I saw Kim Tae-young's "Birth of a Family" yesterday (also called "Family Ties), an understated drama stretching further the elastic definition of family. It's an ode to the struggling lower middle class Koreans who made do with the shitty lot they were given in life. It's also about young love, familial devotion, and the consequences of lives impulsively lived. It's fantastic.
Plot: a drifter brother suddenly moves in to his older sister's house with a woman significantly older than him. And the lives of all related are irreovocably turned upside down.

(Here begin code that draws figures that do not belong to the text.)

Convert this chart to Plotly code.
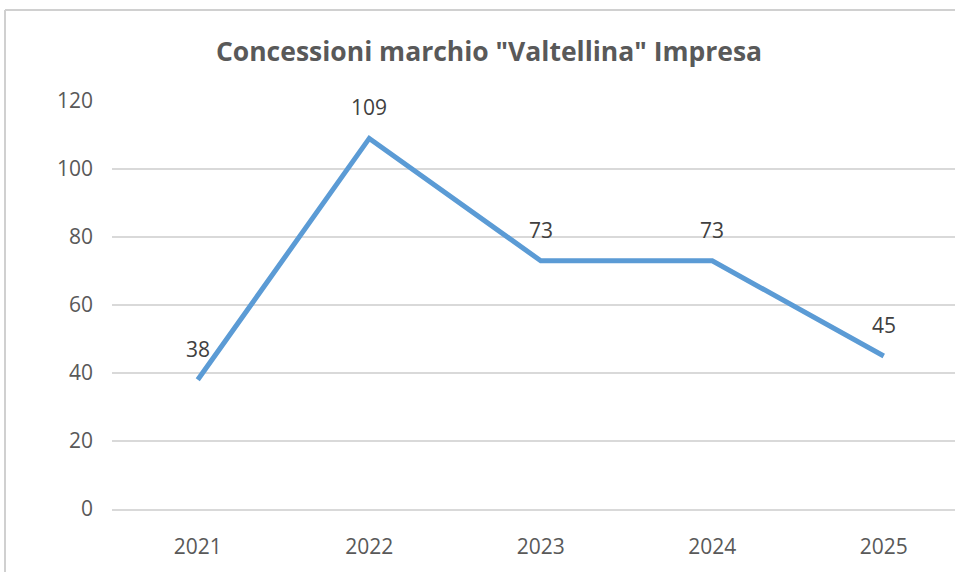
import plotly.graph_objects as go

years = ["2021", "2022", "2023", "2024", "2025"]
concessioni = [38, 109, 73, 73, 45]
y_ticks = [0, 20, 40, 60, 80, 100, 120]

TEXT = "#595959"
GRID = "#d9d9d9"
FONT = "Open Sans"

fig = go.Figure()
fig.add_trace(go.Scatter(
    x=years, y=concessioni, mode="lines",
    line=dict(color="#5b9bd5", width=5),
    hoverinfo="x+y", showlegend=False,
))

for i, v in enumerate(concessioni):
    fig.add_annotation(x=i, y=v, text=str(v), showarrow=False, yshift=31,
                       font=dict(family=FONT, size=21, color="#404040"))

# chart frame (left and top border)
fig.add_shape(type="line", xref="paper", yref="paper",
              x0=(5 - 112) / 843, x1=(5 - 112) / 843,
              y0=(509 - 10) / 408, y1=(509 - 580) / 408,
              line=dict(color="#d0d0d0", width=2))
fig.add_shape(type="line", xref="paper", yref="paper",
              x0=(5 - 112) / 843, x1=(960 - 112) / 843,
              y0=(509 - 10) / 408, y1=(509 - 10) / 408,
              line=dict(color="#d0d0d0", width=2))

fig.update_layout(
    width=955, height=572,
    margin=dict(l=112, r=0, t=101, b=63),
    paper_bgcolor="white", plot_bgcolor="white",
    title=dict(text="<b>Concessioni marchio \"Valtellina\" Impresa</b>",
               x=489 / 955, xref="container", xanchor="center",
               y=1 - 52 / 572, yref="container", yanchor="middle",
               font=dict(family=FONT, size=26.5, color=TEXT)),
    font=dict(family=FONT, color=TEXT),
)
fig.update_xaxes(
    type="category", range=[-0.5, -0.5 + 843 / 171.5],
    showgrid=False, showline=True, linecolor=GRID, linewidth=2,
    ticks="", tickfont=dict(size=21, color=TEXT), ticklabelstandoff=18,
)
fig.update_yaxes(
    range=[0, 120], tickvals=y_ticks, showgrid=True, gridcolor=GRID, gridwidth=2,
    zeroline=False, showline=False, ticks="",
    tickfont=dict(size=21, color=TEXT), ticklabelstandoff=18,
)

fig.write_html("out.html", config={"displayModeBar": False},
               post_script="document.body.style.margin='0';")
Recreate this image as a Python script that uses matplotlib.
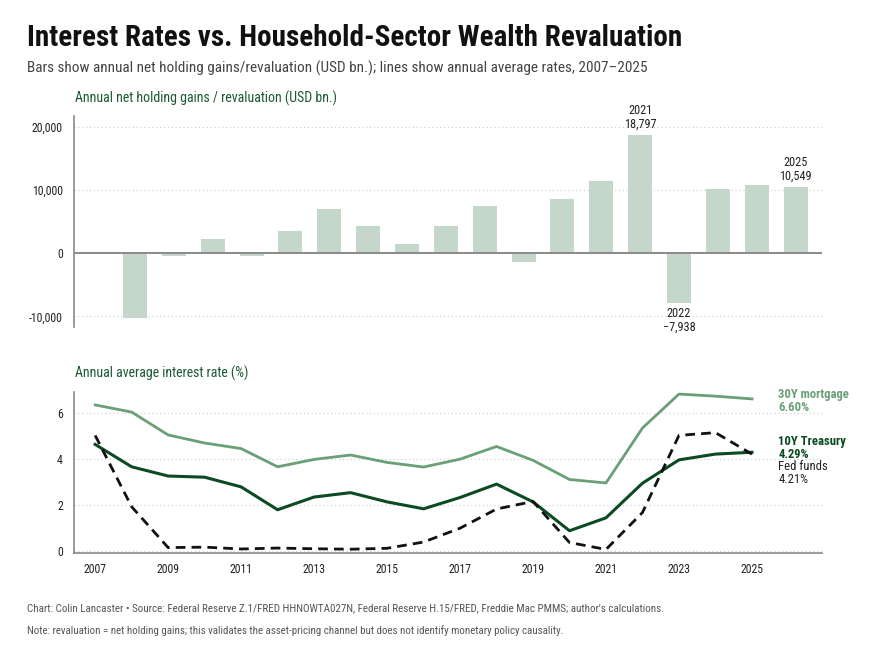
import matplotlib
matplotlib.use("Agg")
import matplotlib.pyplot as plt
from matplotlib.ticker import FuncFormatter

plt.rcParams['font.family'] = ['Roboto Condensed', 'DejaVu Sans']

years = list(range(2007, 2026))
# household net holding gains / revaluation, USD bn
revaluation = [250, -10300, -450, 2200, -500, 3500, 7000, 4300, 1450, 4300,
               7450, -1400, 8550, 11400, 18797, -7938, 10150, 10800, 10549]
# annual average rates, %
mortgage_30y = [6.34, 6.03, 5.04, 4.69, 4.45, 3.66, 3.98, 4.17, 3.85, 3.65,
                3.99, 4.54, 3.94, 3.11, 2.96, 5.34, 6.81, 6.72, 6.60]
treasury_10y = [4.63, 3.66, 3.26, 3.21, 2.79, 1.80, 2.35, 2.54, 2.14, 1.84,
                2.33, 2.91, 2.14, 0.89, 1.45, 2.95, 3.96, 4.21, 4.29]
fed_funds = [5.02, 1.93, 0.16, 0.18, 0.10, 0.14, 0.11, 0.09, 0.13, 0.40,
             1.00, 1.83, 2.16, 0.38, 0.08, 1.68, 5.02, 5.14, 4.21]
labelled_years = [2021, 2022, 2025]

BAR = '#c4d7ca'
MORT = '#6a9f77'
TSY = '#0b4a22'
FED = '#111111'
HEAD = '#1d5a33'
AXIS = '#8a8a8a'

fig = plt.figure(figsize=(8.77, 6.58), dpi=100)
W, H = 877, 658

def box(x0, y0, x1, y1):
    return [x0 / W, 1 - y1 / H, (x1 - x0) / W, (y1 - y0) / H]

ax1 = fig.add_axes(box(74, 116, 822, 327))
ax2 = fig.add_axes(box(74, 392, 822, 553))

# --- top panel: bars
ax1.bar(years, revaluation, width=0.62, color=BAR, zorder=2)
ax1.axhline(0, color=AXIS, lw=1.4, zorder=3)
ax1.set_xlim(2006.43, 2025.68)
ax1.set_ylim(-11700, 21750)
ax1.set_yticks([-10000, 0, 10000, 20000])
ax1.yaxis.set_major_formatter(FuncFormatter(lambda v, p: f"{v:,.0f}"))
ax1.set_xticks([])
ax1.grid(axis='y', color='#cccccc', ls=(0, (1, 2.5)), lw=0.8, zorder=0)
for s in ['top', 'right', 'bottom']:
    ax1.spines[s].set_visible(False)
ax1.spines['left'].set_color(AXIS)
ax1.spines['left'].set_linewidth(1.2)
ax1.tick_params(axis='y', length=0, labelsize=8.5, pad=8, labelcolor='#222222')

for yr in labelled_years:
    v = revaluation[years.index(yr)]
    txt = f"{yr}\n{v:,.0f}".replace('-', '\u2212')
    if v >= 0:
        ax1.annotate(txt, (yr, v), xytext=(0, 3), textcoords='offset points',
                     ha='center', va='bottom', fontsize=8.8, color='#222222', linespacing=1.05)
    else:
        ax1.annotate(txt, (yr, v), xytext=(0, -3), textcoords='offset points',
                     ha='center', va='top', fontsize=8.8, color='#222222', linespacing=1.05)

fig.text(75 / W, 1 - 98 / H, 'Annual net holding gains / revaluation (USD bn.)',
         fontsize=10, color=HEAD, va='center', ha='left')

# --- bottom panel: rates
ax2.plot(years, mortgage_30y, color=MORT, lw=2.0, zorder=3)
ax2.plot(years, treasury_10y, color=TSY, lw=2.2, zorder=4)
ax2.plot(years, fed_funds, color=FED, lw=2.0, dashes=(3.5, 2.2), zorder=5)
ax2.set_xlim(2006.42, 2026.92)
ax2.set_ylim(-0.074, 6.9)
ax2.set_yticks([0, 2, 4, 6])
ax2.set_xticks(years[::2])
ax2.grid(axis='y', color='#cccccc', ls=(0, (1, 2.5)), lw=0.8, zorder=0)
for s in ['top', 'right']:
    ax2.spines[s].set_visible(False)
for s in ['left', 'bottom']:
    ax2.spines[s].set_color(AXIS)
    ax2.spines[s].set_linewidth(1.2)
ax2.tick_params(axis='y', length=0, labelsize=8.5, pad=8, labelcolor='#222222')
ax2.tick_params(axis='x', length=0, labelsize=8.5, pad=7, labelcolor='#222222')

lx = years[-1] + 0.72
ax2.text(lx, mortgage_30y[-1] - 0.1, f"30Y mortgage\n{mortgage_30y[-1]:.2f}%", color=MORT,
         fontsize=9.1, fontweight='bold', va='center', ha='left', linespacing=1.0)
ax2.text(lx, treasury_10y[-1] + 0.2, f"10Y Treasury\n{treasury_10y[-1]:.2f}%", color=TSY,
         fontsize=9.1, fontweight='bold', va='center', ha='left', linespacing=1.0)
ax2.text(lx, fed_funds[-1] - 0.8, f"Fed funds\n{fed_funds[-1]:.2f}%", color='#222222',
         fontsize=9.1, va='center', ha='left', linespacing=1.0)

fig.text(75 / W, 1 - 373 / H, 'Annual average interest rate (%)',
         fontsize=10, color=HEAD, va='center', ha='left')

# --- titles & footer
fig.text(27 / W, 1 - 38 / H, 'Interest Rates vs. Household-Sector Wealth Revaluation',
         fontsize=21, fontweight='bold', color='#111111', va='center', ha='left')
fig.text(27 / W, 1 - 68 / H,
         'Bars show annual net holding gains/revaluation (USD bn.); lines show annual average rates, 2007\u20132025',
         fontsize=11.0, color='#444444', va='center', ha='left')
fig.text(27 / W, 1 - 608 / H,
         "Chart: Colin Lancaster \u2022 Source: Federal Reserve Z.1/FRED HHNOWTA027N, Federal Reserve H.15/FRED, "
         "Freddie Mac PMMS; author's calculations.",
         fontsize=7.9, color='#555555', va='center', ha='left')
fig.text(27 / W, 1 - 631 / H,
         'Note: revaluation = net holding gains; this validates the asset-pricing channel but does not identify '
         'monetary policy causality.',
         fontsize=7.8, color='#555555', va='center', ha='left')

fig.savefig('out.png', dpi=100, facecolor='white')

The movie is worth watching just to see some of the finest Korean actors apply their craft. In three seemingly unrelated segments, the movie provides an opportunity for two of the best Korean actresses - Moon So-ri and Gong Hyo-jin - to unfurl their emotive powers.
Moon (Oasis, Lawyer's Wife, Peppermint Candy) burns up the screen with her quiet portrayal of the old-miss sister who is completely befuddled by the disruption of her quotidian life.
Gong (Conduct Zero) embodies the movie's plucky spirit, with her metaphorical middle-finger flipped to the everyday constraints facing young Korean women. No one tackles such roles better. Look out for one particular scene at an elementary school "athletic day" in which she is overwhelmed with the joy that only comes with selfless giving.
Bong Tae-gyu - who, until now, was fairly one dimensional with his bubbly, fumbling characters - continues to grow in this movie, becoming one of the better comic actors in Korea.
For about two years now, it seemed like the Korean cinema industry was cranking out - save for "The Host" - nothing but bad teen comedies, overdone mafia dramas and downright awful horror flicks. Let's hope it can expand on its effort to make more of these smart, subtle movies.